In a play or drama, the biggest indicator of great “prose” is really great dialogue, scene direction, and description. This play in particular does not have much scene direction, though the points where Albee does make suggestions as far as stage placement, facial expression, etc. are so well-thought that the play almost requires nothing else (each director will be able to make this play his/her own, but with the direction Albee affords, it is almost certain that the most important moments will be executed in the right ways).
The character reactions and descriptions, too, are simply stated, but make all the difference, such as when Nick is directed to be: “Stretching . . . luxuriating . . . playing the game.” What really progresses this play, though, is the interaction between the characters—the simple, flippant replies, the overly-dramatic reactions to the most mundane situations—Nick’s embarrassed replies; Honey’s confusion and naivety. Each of the characters is completely “on point,” though the only one who really seems to develop at all is Nick. This is fitting because George indicates that Nick will indeed be the one to move forward while the rest of them remain stagnant in their lives, relationships and, most notably, careers. The most development, though, is not with the characters, but with the story itself.
One of the most interesting elements of this particular story is that it deals with characters that are completely mentally unstable and irrational, illogical in every way, but working in what one would assume to be one of the most sound, logical professions, higher education. Who could be more staid and calm than a History professor? Who could me more respectable and proper than a University President’s daughter? Edward Albee grabs us from the start by putting these seemingly simple character types into a relationship which is highly volatile and unpredictable, in a setting which should be nothing but calm and moderate.
The inclusion of the two “new kids” on the collegiate block adds much in comparison, as if to say, with age and experience comes not wisdom, but insanity. Of course, Albee is not making generalizations; but, still, he does seem to be saying: “Dear reader, take another look – things are rarely what we expect them to be.”

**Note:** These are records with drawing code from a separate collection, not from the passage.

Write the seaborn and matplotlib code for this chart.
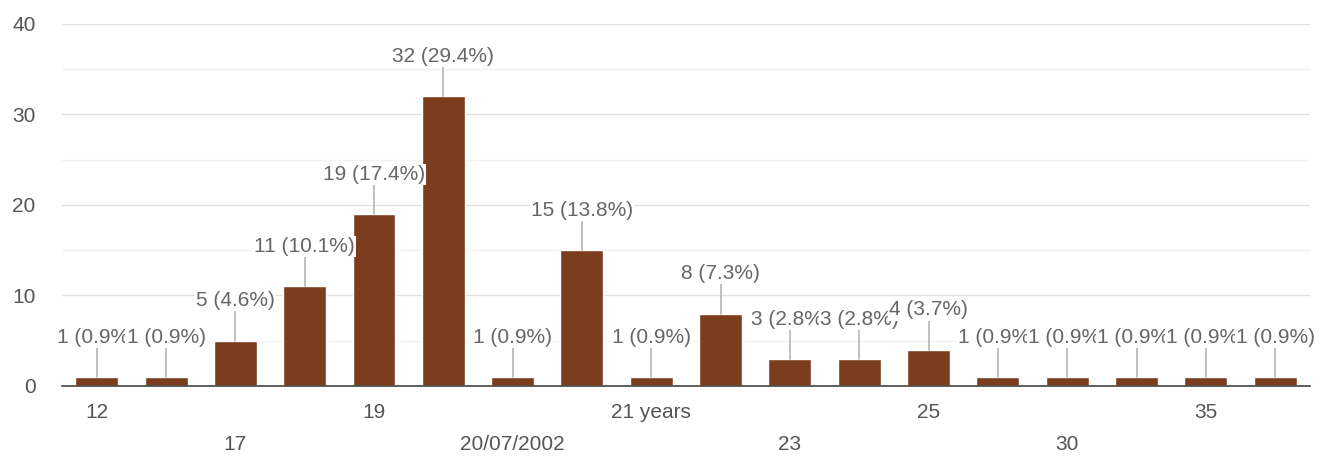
import pandas as pd
import seaborn as sns
import matplotlib.pyplot as plt

# data
ages = ['12', '16', '17', '18', '19', '20', '20/07/2002', '21', '21 years',
        '22', '23', '24', '25', '26', '30', '32', '35', '40']
counts = [1, 1, 5, 11, 19, 32, 1, 15, 1, 8, 3, 3, 4, 1, 1, 1, 1, 1]
shown_ticks = ['12', '17', '19', '20/07/2002', '21 years', '23', '25', '30', '35']
y_ticks = [0, 10, 20, 30, 40]

bar_color = '#7c3d1e'
total = sum(counts)

df = pd.DataFrame({'age': ages, 'count': counts})
df['pct'] = df['count'] / total * 100

sns.set_theme(style='white')
plt.rcParams['font.family'] = ['Liberation Sans', 'DejaVu Sans']

fig = plt.figure(figsize=(13.28, 4.57), dpi=100)
ax = fig.add_axes([0.0467, 0.1554, 0.9397, 0.7921])

sns.barplot(data=df, x='age', y='count', order=ages, color=bar_color,
            saturation=1, width=0.62, ax=ax, zorder=2)

ax.set_xlim(-0.5, len(ages) - 0.5)
ax.set_ylim(0, 40)
ax.set_yticks(y_ticks)
ax.set_yticks([5, 15, 25, 35], minor=True)
ax.grid(axis='y', which='major', color='#e2e2e2', lw=1, zorder=0)
ax.grid(axis='y', which='minor', color='#f3f3f3', lw=1, zorder=0)
ax.set_axisbelow(True)

for side in ['left', 'right', 'top']:
    ax.spines[side].set_visible(False)
ax.spines['bottom'].set_color('#444444')
ax.spines['bottom'].set_linewidth(1.2)
ax.spines['bottom'].set_zorder(5)

ax.tick_params(axis='y', length=0, pad=19, labelsize=15, labelcolor='#555555')
ax.tick_params(axis='y', which='minor', length=0)
ax.tick_params(axis='x', length=0, pad=12, labelsize=15, labelcolor='#555555')

labels = []
row = 0
for a in ages:
    if a in shown_ticks:
        labels.append(a if row % 2 == 0 else '\n' + a)
        row += 1
    else:
        labels.append('')
ax.set_xticks(range(len(ages)))
ax.set_xticklabels(labels)
for t in ax.get_xticklabels():
    t.set_linespacing(1.9)

ax.set_xlabel('')
ax.set_ylabel('')

# value labels with leader lines
for i, (c, p) in enumerate(zip(df['count'], df['pct'])):
    ax.plot([i, i], [c, c + 3.3], color='#b5b5b5', lw=1.2, zorder=3)
    ax.text(i, c + 4.4, f'{c} ({p:.1f}%)', ha='center', va='center',
            fontsize=15, color='#666666', zorder=4 + i,
            bbox=dict(boxstyle='square,pad=0.05', fc='white', ec='none'))

plt.savefig('out.png', dpi=100)
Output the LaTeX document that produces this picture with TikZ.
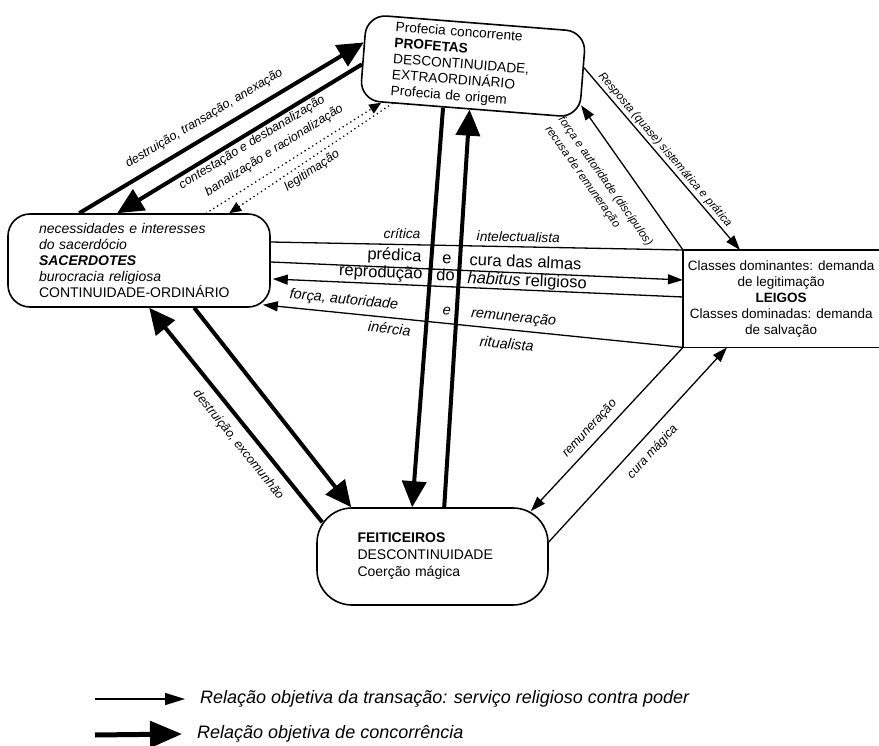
\documentclass[tikz,border=0pt]{standalone}
\usepackage{fontspec}
\setmainfont{Liberation Sans}
\usetikzlibrary{arrows.meta,calc}
\begin{document}
\begin{tikzpicture}[x=1pt,y=-1pt,
  every node/.style={inner sep=0pt},
  bx/.style={draw, line width=1.6pt, align=left},
  lnplain/.style={line width=1.3pt},
  lnthin/.style={line width=1.3pt, -{Triangle[length=15pt,width=10pt]}},
  lnthick/.style={line width=4pt, -{Triangle[length=26pt,width=24pt]}},
  lndot/.style={line width=1.8pt, line cap=round, dash pattern=on 0pt off 4.5pt, -{Triangle[length=12pt,width=10pt]}},
  legthin/.style={line width=1.5pt, -{Triangle[length=20pt,width=12pt]}},
  legthick/.style={line width=5pt, -{Triangle[length=32pt,width=26pt]}},
  lab/.style={sloped, font=\fontsize{12.5}{14}\selectfont\itshape, text height=9pt, text depth=2.6pt},
  labs/.style={sloped, font=\fontsize{11.5}{13.5}\selectfont\itshape, text height=8.3pt, text depth=2.4pt},
  alab/.style={sloped, font=\fontsize{13.7}{16}\selectfont\itshape, text height=9.9pt, text depth=2.9pt},
  hlab/.style={sloped, font=\fontsize{16.5}{18}\selectfont, text height=12pt, text depth=3.5pt},
  hilab/.style={sloped, font=\fontsize{14.5}{16}\selectfont\itshape, text height=10.5pt, text depth=3pt}
]
\useasboundingbox (0,0) rectangle (879,746);

% boxes
\node[bx, rounded corners=20pt, rotate=-4.5, minimum width=220pt, minimum height=86pt,
      text width=160pt, font=\fontsize{13.7}{16}\selectfont] (prof) at (473,66)
  {Profecia concorrente\\\textbf{PROFETAS}\\DESCONTINUIDADE,\\EXTRAORDINÁRIO\\Profecia de origem};
\node[bx, rounded corners=22pt, minimum width=262pt, minimum height=93pt,
      text width=200pt, font=\fontsize{14}{16}\selectfont\itshape] (sac) at (139,260.5)
  {necessidades e interesses\\do sacerdócio\\\textbf{SACERDOTES}\\burocracia religiosa\\{\upshape CONTINUIDADE-ORDINÁRIO}};
\node[bx, rounded corners=35pt, minimum width=231pt, minimum height=97pt,
      text width=150pt, font=\fontsize{14}{17}\selectfont] (feit) at (432.5,556.5)
  {\textbf{FEITICEIROS}\\DESCONTINUIDADE\\Coerção mágica};
\node[minimum width=196pt, minimum height=97pt, anchor=north west, align=center,
      font=\fontsize{13.5}{16}\selectfont] (lg) at (683,250)
  {Classes dominantes: demanda\\de legitimação\\\textbf{LEIGOS}\\Classes dominadas: demanda\\de salvação};
\draw[line width=1.6pt] (lg.north east) -- (lg.north west) -- (lg.south west) -- (lg.south east);

% sacerdotes <-> profetas
\draw[lnthick] ($(sac.north west)+(72,0)$) -- ($(prof.north west)!0.33!(prof.south west)$)
  node[lab, pos=0.47, above=9pt] (lt1) {destruição, transação, anexação};
\draw[lnthick] ($(prof.north west)!0.58!(prof.south west)$) -- ($(sac.north west)+(110,0)$)
  node[lab, pos=0.47, below=2pt] (lt2) {contestação e desbanalização};
\draw[lndot] ($(sac.north west)+(199,0)$) -- ($(prof.south west)!0.1!(prof.south east)$)
  node[lab, pos=0.44, above=10pt] (ld1) {banalização e racionalização};
\draw[lndot] ($(prof.south west)!0.15!(prof.south east)$) -- ($(sac.north west)+(222,0)$)
  node[lab, pos=0.53, below=4.5pt] (ld2) {legitimação};

% profetas <-> feiticeiros
\draw[lnthick] ($(prof.south west)!0.38!(prof.south east)$) -- ($(feit.north west)+(96,0)$);
\draw[lnthick] ($(feit.north west)+(128,0)$) -- ($(prof.south west)!0.5!(prof.south east)$);

% sacerdotes <-> feiticeiros
\draw[lnthick] ($(sac.south west)+(187,0)$) -- ($(feit.north west)+(35,0)$);
\draw[lnthick] ($(feit.north west)+(6,15)$) -- ($(sac.south west)+(142,0)$)
  node[lab, pos=0.41, below=9pt] (ls2) {destruição, excomunhão};

% profetas <-> leigos
\draw[lnthin] ($(prof.north east)!0.42!(prof.south east)$) -- ($(lg.north west)+(57,0)$)
  node[labs, pos=0.48, above=2pt] (lpl) {Resposta (quase) sistemática e prática};
\draw[lnthin] (lg.north west) -- ($(prof.north east)!0.85!(prof.south east)$)
  node[sloped, pos=0.57, below=18pt, align=left, font=\fontsize{11.5}{16}\selectfont\itshape] (llp)
  {força e autoridade (discípulos)\\recusa de remuneração};

% sacerdotes <-> leigos
\draw[lnplain] ($(sac.east)+(0,-18.5)$) -- (lg.north west)
  node[alab, pos=0.318, above=2.5pt] (la1) {crítica}
  node[alab, pos=0.6, above=1.5pt] (la2) {intelectualista};
\draw[lnthin] ($(sac.east)+(0,1.5)$) -- ($(lg.north west)+(0,30)$)
  node[hlab, pos=0.299, above=3pt] (lb1) {prédica}
  node[hlab, pos=0.426, above=2pt] (lb2) {e}
  node[hlab, pos=0.617, above=1.5pt] (lb3) {cura das almas};
\draw[lnthin] ($(lg.north west)+(0,47)$) -- ($(sac.east)+(2,18.5)$)
  node[hlab, pos=0.738, above=2pt] (lc1) {reprodução}
  node[hlab, pos=0.58, above=2pt] (lc2) {do}
  node[hlab, pos=0.381, above=0pt] (lc3) {\textit{habitus} religioso};
\draw[lnthin] (lg.south west) -- ($(sac.south east)+(-8,-3)$)
  node[hilab, pos=0.81, above=5.5pt] (le1) {força, autoridade}
  node[hilab, pos=0.565, above=5pt] (le2) {e}
  node[hilab, pos=0.406, above=5pt] (le3) {remuneração}
  node[hilab, pos=0.696, below=5pt] (le4) {inércia}
  node[hilab, pos=0.416, below=8pt] (le5) {ritualista};

% leigos <-> feiticeiros
\draw[lnthin] (lg.south west) -- ($(feit.north east)+(-18,4)$)
  node[lab, pos=0.55, above=6.5pt] (llf) {remuneração};
\draw[lnthin] ($(feit.east)+(-1,-13.5)$) -- ($(lg.south west)+(44,0)$)
  node[lab, pos=0.52, below=9.5pt] (lfl) {cura mágica};

% legend
\node[anchor=west, font=\fontsize{18}{20}\selectfont\itshape] (leg1) at (200,699)
  {Relação objetiva da transação: serviço religioso contra poder};
\node[anchor=west, font=\fontsize{18}{20}\selectfont\itshape] (leg2) at (197,734)
  {Relação objetiva de concorrência};
\coordinate (lg1s) at (95,699);
\coordinate (lg2s) at (95,735);
\draw[legthin] (lg1s) -- ([xshift=-15pt]leg1.west);
\draw[legthick] (lg2s) -- ([xshift=-15pt]leg2.west);
\end{tikzpicture}
\end{document}
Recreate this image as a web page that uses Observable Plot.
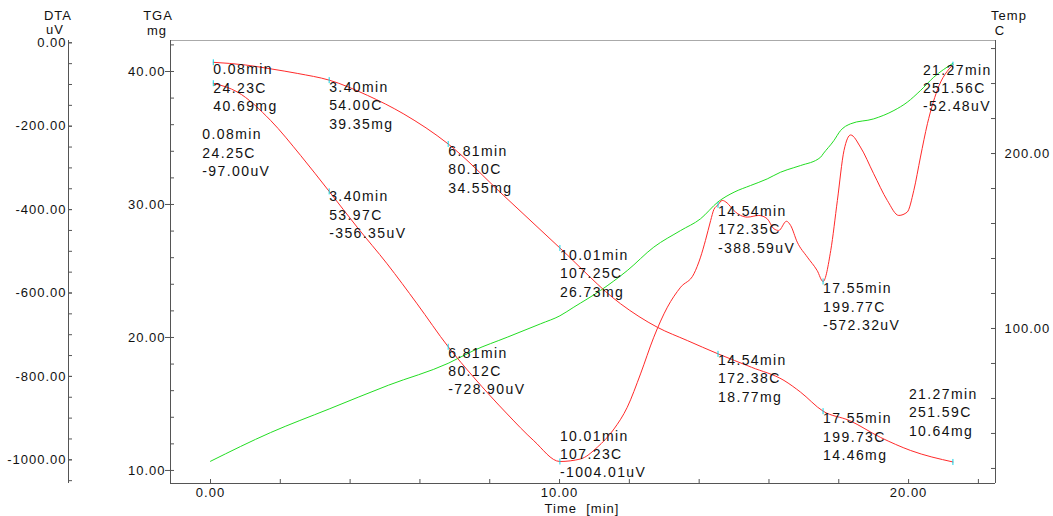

The nature and art of psychological warfare is put under the microscope and the outcome is extraordinary. Watching Martha and Gorge go back-and-forth with their “games” is at times invigorating, at times exhausting, but always interesting and unbelievable (except that it seems entirely natural). Sexuality, too, as well as alcoholism, politics, and science vs. society are all discussed as a part of the dialogue of this one evening, and these elements progress the story further into its madness and resolution.